Mortgage Financing

Adjustable-Rate Mortgages (ARMs)

Adjustable Rate Mortgages (ARMs) have lower initial interest rates, which can help qualify you for a larger loan amount and reduce your monthly payments.

IMPORTANT NOTE: The initial lower rate is usually just temporary, and will eventually adjust to the market rate.

Let's look at features shared by all ARMs:

  • Lower initial rates. Your starting rate on these mortgages is, for the most part, one to four percentage points below those on a conventional 30-year mortgage.
  • An adjustment period. This is the amount of time before your mortgage rate adjusts to the market. For example, a one-year ARM means that your interest rate adjusts to the market rate every year on a pre-set anniversary date. A three-year ARM will adjust three years after you take out the loan and then every third year thereafter.
  • A margin and index. The margin is the amount over the index that your rate will be set at. For example, if the margin is 2% and the index is 2%, your interest rate will be 4% (2% plus 2 points). The index is a published national rate, most frequently the current interest rates being paid on short term U.S. Treasury securities.
  • A cap.

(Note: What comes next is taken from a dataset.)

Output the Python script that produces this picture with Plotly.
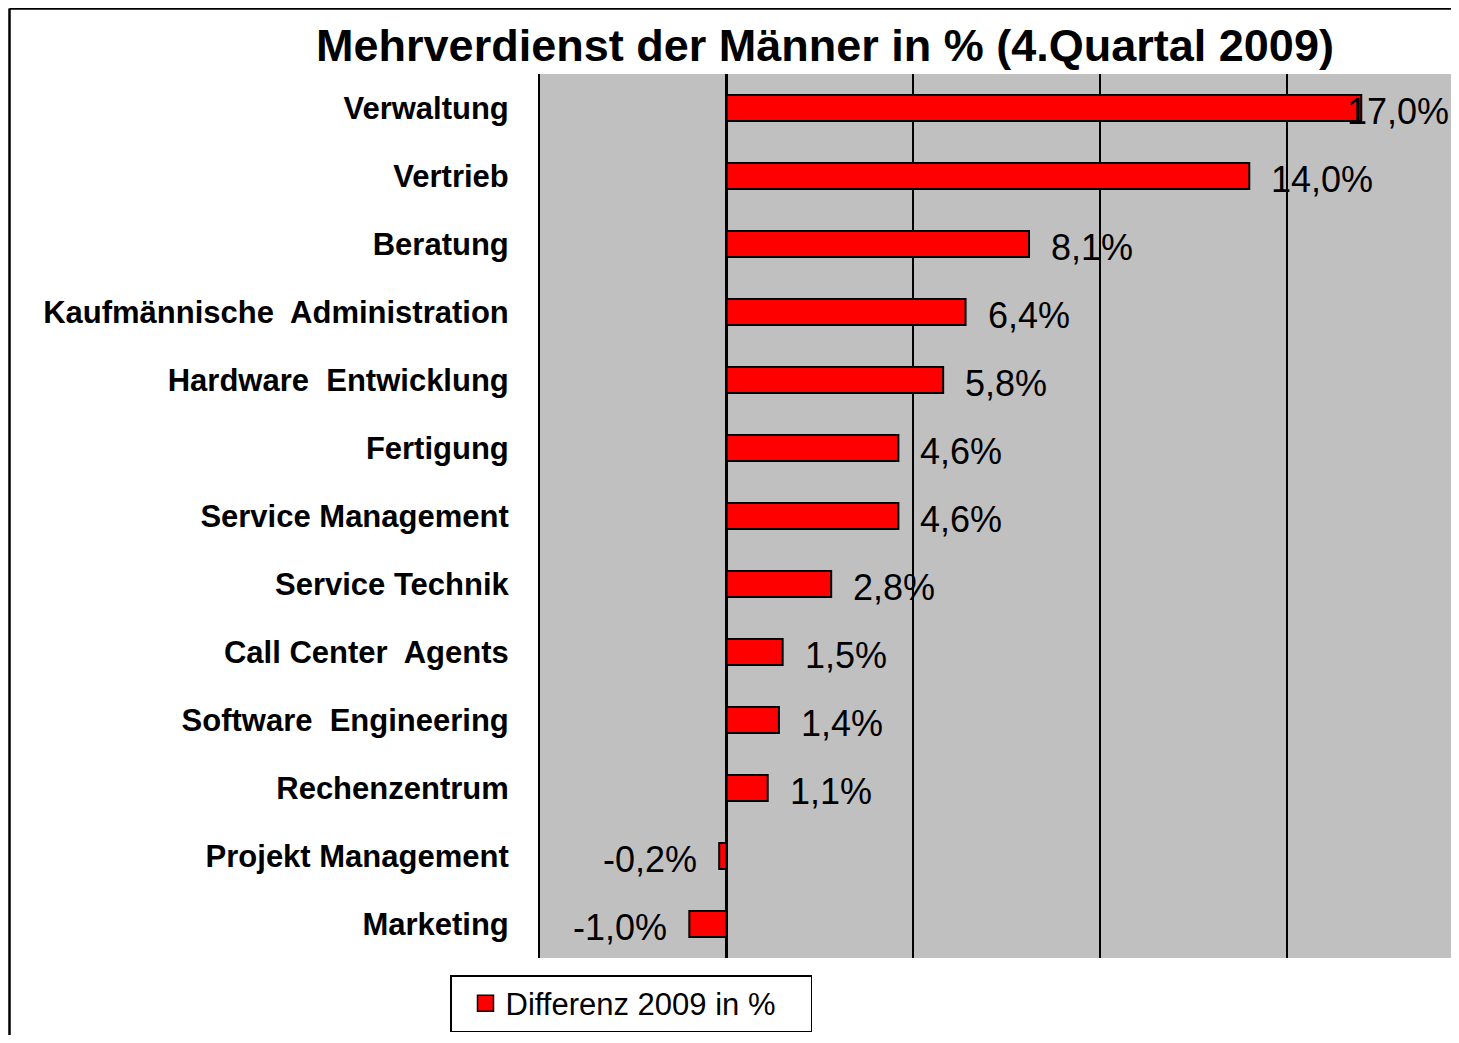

This is the amount that cannot be exceeded during any one adjustment period. For example, if your cap is two points (the most common) and your new rate will be three points higher than your current rate at an adjustment date, the maximum your rate would go up is two points (the cap), not the calculated three-point increase.

SUGGESTION: ARMs may make the most sense for those who relocate frequently. Since initial rates are lower than those available with a fixed-rate mortgage, you may be moving before the mortgage gets a chance to adjust.

A feature common to some ARMs is the ability to convert to a fixed rate mortgage at some future point in time. Expect to pay for such a feature in the form of a higher rate, a fee up front, or a fee at the time of conversion. This payment may be worth it. If you take out an ARM, get the benefit of lower initial rates, and when interest rates come down, you can lock in at the lower rate. You get the best of both worlds—a cheaper initial mortgage followed by the predictability of a fixed rate later.